--- Begin ---

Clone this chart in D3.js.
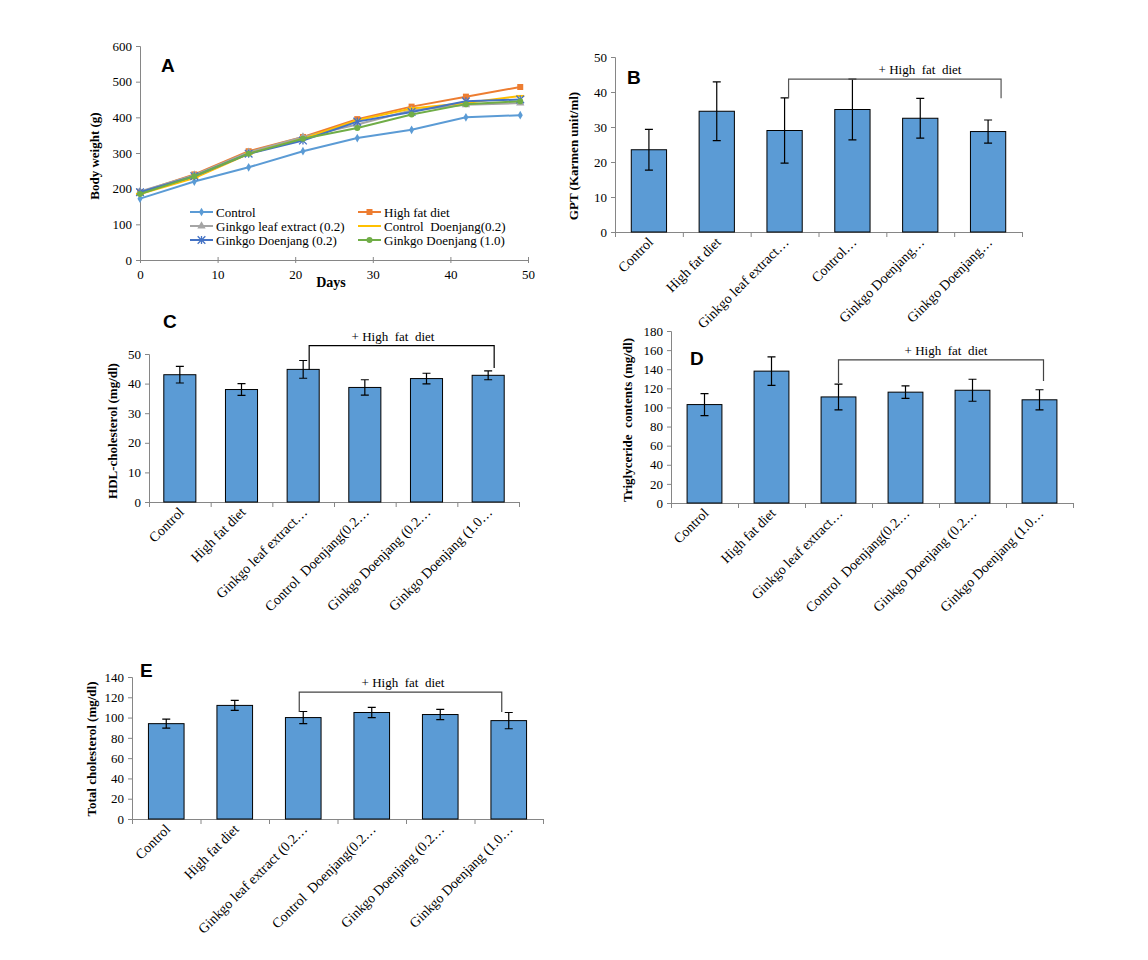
<!DOCTYPE html>
<html><head><meta charset="utf-8">
<script src="https://cdn.jsdelivr.net/npm/d3@7"></script>
<style>
body{margin:0;background:#fff;}
svg{display:block;}
</style></head>
<body>
<svg id="c" width="1148" height="960" font-family="Liberation Serif"></svg>
<script>
// ---------- DATA ----------
const days = [0, 7, 14, 21, 28, 35, 42, 49];
const seriesNames = ["Control", "High fat diet", "Ginkgo leaf extract (0.2)", "Control  Doenjang(0.2)", "Ginkgo Doenjang (0.2)", "Ginkgo Doenjang (1.0)"];
const bwControl = [172, 220, 260, 305, 342, 365, 400, 406];
const bwHighFat = [190, 240, 305, 345, 395, 430, 458, 485];
const bwGinkgoLeaf = [192, 238, 302, 345, 380, 420, 435, 440];
const bwControlDoenjang = [185, 230, 298, 340, 392, 425, 440, 460];
const bwGinkgoDoenjang02 = [190, 235, 298, 335, 388, 415, 445, 450];
const bwGinkgoDoenjang10 = [185, 235, 298, 340, 370, 408, 437, 445];
const weightTicks = [0, 100, 200, 300, 400, 500, 600];
const dayTicks = [0, 10, 20, 30, 40, 50];

const catsB = ["Control", "High fat diet", "Ginkgo leaf extract…", "Control…", "Ginkgo Doenjang…", "Ginkgo Doenjang…"];
const catsCD = ["Control", "High fat diet", "Ginkgo leaf extract…", "Control  Doenjang(0.2…", "Ginkgo Doenjang (0.2…", "Ginkgo Doenjang (1.0…"];
const catsE = ["Control", "High fat diet", "Ginkgo leaf extract (0.2…", "Control  Doenjang(0.2…", "Ginkgo Doenjang (0.2…", "Ginkgo Doenjang (1.0…"];

const gptValues = [23.5, 34.5, 29.0, 35.0, 32.5, 28.7];
const gptErrors = [5.8, 8.4, 9.3, 8.7, 5.7, 3.3];
const gptTicks = [0, 10, 20, 30, 40, 50];

const hdlValues = [43.0, 38.0, 44.8, 38.7, 41.7, 42.8];
const hdlErrors = [2.8, 2.0, 3.0, 2.6, 1.8, 1.5];
const hdlTicks = [0, 10, 20, 30, 40, 50];

const tgValues = [103, 138, 111, 116, 118, 108];
const tgErrors = [11.5, 15, 13.5, 6.5, 11.5, 10.5];
const tgTicks = [0, 20, 40, 60, 80, 100, 120, 140, 160, 180];

const tcValues = [94, 112, 100, 105, 103, 97];
const tcErrors = [4.5, 5, 6, 5, 5, 8];
const tcTicks = [0, 20, 40, 60, 80, 100, 120, 140];

const bracketLabel = "+ High  fat  diet";

// ---------- DRAW ----------
const SERIF = "Liberation Serif";
const SANS = "Liberation Sans";
const svg = d3.select("#c");
const axisColor = "#868686";
const barColor = "#5B9BD5";

function txt(parent, size){
  return parent.append("text").attr("font-family", SERIF).attr("font-size", size).attr("fill", "#000");
}
function styleAxis(g){
  g.attr("font-family", SERIF);
  g.selectAll("path.domain").attr("stroke", axisColor).attr("stroke-width", 1);
  g.selectAll(".tick line").attr("stroke", axisColor);
  g.selectAll(".tick text").attr("font-family", SERIF).attr("font-size", 13).attr("fill", "#000");
}

// ----- Panel A -----
(function(){
  const x = d3.scaleLinear().domain([0, 50]).range([140, 528]);
  const y = d3.scaleLinear().domain([0, 600]).range([260, 46]);
  const g = svg.append("g");
  const ya = g.append("g").attr("transform", `translate(${x(0)},0)`)
    .call(d3.axisLeft(y).tickValues(weightTicks).tickSize(4).tickPadding(4));
  styleAxis(ya);
  const xa = g.append("g").attr("transform", `translate(0,${y(0)})`)
    .call(d3.axisBottom(x).tickValues(dayTicks).tickSize(3).tickPadding(7));
  styleAxis(xa);
  xa.selectAll(".tick line").attr("y1", -3);

  const series = [
    {name: seriesNames[0], vals: bwControl, color: "#5B9BD5", marker: "diamond"},
    {name: seriesNames[1], vals: bwHighFat, color: "#ED7D31", marker: "square"},
    {name: seriesNames[2], vals: bwGinkgoLeaf, color: "#A5A5A5", marker: "triangle"},
    {name: seriesNames[3], vals: bwControlDoenjang, color: "#FFC000", marker: "dash"},
    {name: seriesNames[4], vals: bwGinkgoDoenjang02, color: "#4472C4", marker: "star"},
    {name: seriesNames[5], vals: bwGinkgoDoenjang10, color: "#70AD47", marker: "circle"}
  ];
  const line = d3.line().x((d,i)=>x(days[i])).y(d=>y(d));
  function drawMarker(sel, type, color){
    if(type==="diamond") sel.append("path").attr("d", d3.symbol(d3.symbolDiamond, 22)()).attr("fill", color);
    else if(type==="square") sel.append("path").attr("d", d3.symbol(d3.symbolSquare, 36)()).attr("fill", color);
    else if(type==="triangle") sel.append("path").attr("d", d3.symbol(d3.symbolTriangle, 30)()).attr("fill", color);
    else if(type==="dash") sel.append("path").attr("d", "M-4,0H4").attr("stroke", color).attr("stroke-width", 2);
    else if(type==="star") sel.append("path").attr("d", d3.symbol(d3.symbolX, 40)()).attr("fill", "none").attr("stroke", color).attr("stroke-width", 1.3)
      .call(s=>s.clone().attr("d","M0,-4V4"));
    else if(type==="circle") sel.append("circle").attr("r", 3).attr("fill", color);
  }
  series.forEach(s=>{
    g.append("path").datum(s.vals).attr("d", line).attr("fill","none").attr("stroke", s.color).attr("stroke-width", 2);
    s.vals.forEach((v,i)=>{
      const m = g.append("g").attr("transform", `translate(${x(days[i])},${y(v)})`);
      drawMarker(m, s.marker, s.color);
    });
  });
  // legend
  const legX = [190, 358], legY = [212, 226, 240];
  series.forEach((s,i)=>{
    const lx = legX[i%2], ly = legY[Math.floor(i/2)];
    const lg = g.append("g").attr("transform", `translate(${lx},${ly})`);
    lg.append("line").attr("x1",0).attr("x2",23).attr("stroke", s.color).attr("stroke-width", 2);
    const m = lg.append("g").attr("transform","translate(11.5,0)");
    drawMarker(m, s.marker, s.color);
    txt(lg, 13).attr("x", 26).attr("y", 4.5).style("white-space","pre").text(s.name);
  });
  g.append("text").attr("font-family", SANS).attr("font-weight","bold").attr("x", 161).attr("y", 72).attr("font-size", 19).text("A");
  txt(g, 13).attr("transform","translate(99,156) rotate(-90)").attr("text-anchor","middle")
    .attr("font-weight","bold").text("Body weight (g)");
  txt(g, 14).attr("x", 331).attr("y", 287).attr("text-anchor","middle")
    .attr("font-weight","bold").text("Days");
})();

// ----- Bar panels -----
function barPanel(cfg){
  const g = svg.append("g");
  const x = d3.scaleBand().domain(d3.range(cfg.cats.length)).range(cfg.xr).paddingInner(0.48).paddingOuter(0.24);
  const y = d3.scaleLinear().domain([0, cfg.ticks[cfg.ticks.length-1]]).range(cfg.yr);
  const ya = g.append("g").attr("transform", `translate(${cfg.xr[0]},0)`)
    .call(d3.axisLeft(y).tickValues(cfg.ticks).tickSize(4).tickPadding(4));
  styleAxis(ya);
  const xb = d3.scaleLinear().domain([0, cfg.cats.length]).range(cfg.xr);
  const xa = g.append("g").attr("transform", `translate(0,${cfg.yr[0]})`)
    .call(d3.axisBottom(xb).tickValues(d3.range(cfg.cats.length+1)).tickSize(5).tickFormat(""));
  styleAxis(xa);
  // bars
  g.selectAll("rect.bar").data(cfg.values).join("rect")
    .attr("x",(d,i)=>x(i)).attr("width", x.bandwidth())
    .attr("y", d=>y(d)).attr("height", d=>y(0)-y(d))
    .attr("fill", barColor).attr("stroke","#000").attr("stroke-width",1);
  // error bars
  cfg.values.forEach((v,i)=>{
    const cx = x(i)+x.bandwidth()/2, e = cfg.errors[i];
    g.append("path").attr("d", `M${cx},${y(v-e)}V${y(v+e)}M${cx-4},${y(v-e)}H${cx+4}M${cx-4},${y(v+e)}H${cx+4}`)
      .attr("stroke","#000").attr("stroke-width",1.2).attr("fill","none");
  });
  // category labels
  cfg.cats.forEach((c,i)=>{
    const cx = x(i)+x.bandwidth()/2;
    txt(g, 14).attr("transform", `translate(${cx+5},${cfg.yr[0]+11}) rotate(-45)`)
      .attr("text-anchor","end").style("white-space","pre").text(c);
  });
  // bracket
  const b = cfg.bracket;
  const lx = x(2)+x.bandwidth()/2 + b.dl, rx = x(5)+x.bandwidth()/2 + b.dr;
  g.append("path").attr("d", `M${lx},${y(b.leftEnd)}V${y(b.top)}H${rx}V${y(b.rightEnd)}`)
    .attr("fill","none").attr("stroke", b.color).attr("stroke-width",1.2);
  txt(g, 13).attr("x", b.tx).attr("y", y(b.top)-5).attr("text-anchor","middle")
    .style("white-space","pre").text(bracketLabel);
  // panel letter & y title
  g.append("text").attr("font-family", SANS).attr("font-weight","bold").attr("x", cfg.letter[0]).attr("y", cfg.letter[1]).attr("font-size", 19).text(cfg.letter[2]);
  txt(g, 13).attr("transform", `translate(${cfg.ytitle[0]},${cfg.ytitle[1]}) rotate(-90)`).attr("text-anchor","middle")
    .attr("font-weight","bold").style("white-space","pre").text(cfg.ytitle[2]);
}

barPanel({cats: catsB, values: gptValues, errors: gptErrors, ticks: gptTicks,
  xr: [615, 1022], yr: [232, 57],
  bracket: {top: 43.7, leftEnd: 38.2, rightEnd: 38.2, dl: 4, dr: 13, tx: 920, color: "#555"},
  letter: [627, 84, "B"], ytitle: [578, 156, "GPT (Karmen unit/ml)"]});

barPanel({cats: catsCD, values: hdlValues, errors: hdlErrors, ticks: hdlTicks,
  xr: [149, 519], yr: [502, 354],
  bracket: {top: 52.8, leftEnd: 44.7, rightEnd: 45.3, dl: 6, dr: 6, tx: 393, color: "#000"},
  letter: [163, 328, "C"], ytitle: [117, 431, "HDL-cholesterol (mg/dl)"]});

barPanel({cats: catsCD, values: tgValues, errors: tgErrors, ticks: tgTicks,
  xr: [671, 1073], yr: [503, 331],
  bracket: {top: 149.7, leftEnd: 125.7, rightEnd: 127.8, dl: 0, dr: 4, tx: 946, color: "#444"},
  letter: [690, 365, "D"], ytitle: [632, 420, "Triglyceride  contents (mg/dl)"]});

barPanel({cats: catsE, values: tcValues, errors: tcErrors, ticks: tcTicks,
  xr: [132, 543], yr: [819, 677],
  bracket: {top: 125, leftEnd: 105.6, rightEnd: 105.6, dl: -4, dr: -7, tx: 403, color: "#444"},
  letter: [140, 677, "E"], ytitle: [96, 749, "Total cholesterol (mg/dl)"]});
</script>
</body></html>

--- End ---

Leave out the pictures and repeat the lines from the start of the material through the line with "140, 160, 180];", inclusive.

RESULT OF THIS EXERCISE:
Clone this chart in D3.js.
<!DOCTYPE html>
<html><head><meta charset="utf-8">
<script src="https://cdn.jsdelivr.net/npm/d3@7"></script>
<style>
body{margin:0;background:#fff;}
svg{display:block;}
</style></head>
<body>
<svg id="c" width="1148" height="960" font-family="Liberation Serif"></svg>
<script>
// ---------- DATA ----------
const days = [0, 7, 14, 21, 28, 35, 42, 49];
const seriesNames = ["Control", "High fat diet", "Ginkgo leaf extract (0.2)", "Control  Doenjang(0.2)", "Ginkgo Doenjang (0.2)", "Ginkgo Doenjang (1.0)"];
const bwControl = [172, 220, 260, 305, 342, 365, 400, 406];
const bwHighFat = [190, 240, 305, 345, 395, 430, 458, 485];
const bwGinkgoLeaf = [192, 238, 302, 345, 380, 420, 435, 440];
const bwControlDoenjang = [185, 230, 298, 340, 392, 425, 440, 460];
const bwGinkgoDoenjang02 = [190, 235, 298, 335, 388, 415, 445, 450];
const bwGinkgoDoenjang10 = [185, 235, 298, 340, 370, 408, 437, 445];
const weightTicks = [0, 100, 200, 300, 400, 500, 600];
const dayTicks = [0, 10, 20, 30, 40, 50];

const catsB = ["Control", "High fat diet", "Ginkgo leaf extract…", "Control…", "Ginkgo Doenjang…", "Ginkgo Doenjang…"];
const catsCD = ["Control", "High fat diet", "Ginkgo leaf extract…", "Control  Doenjang(0.2…", "Ginkgo Doenjang (0.2…", "Ginkgo Doenjang (1.0…"];
const catsE = ["Control", "High fat diet", "Ginkgo leaf extract (0.2…", "Control  Doenjang(0.2…", "Ginkgo Doenjang (0.2…", "Ginkgo Doenjang (1.0…"];

const gptValues = [23.5, 34.5, 29.0, 35.0, 32.5, 28.7];
const gptErrors = [5.8, 8.4, 9.3, 8.7, 5.7, 3.3];
const gptTicks = [0, 10, 20, 30, 40, 50];

const hdlValues = [43.0, 38.0, 44.8, 38.7, 41.7, 42.8];
const hdlErrors = [2.8, 2.0, 3.0, 2.6, 1.8, 1.5];
const hdlTicks = [0, 10, 20, 30, 40, 50];

const tgValues = [103, 138, 111, 116, 118, 108];
const tgErrors = [11.5, 15, 13.5, 6.5, 11.5, 10.5];
const tgTicks = [0, 20, 40, 60, 80, 100, 120, 140, 160, 180];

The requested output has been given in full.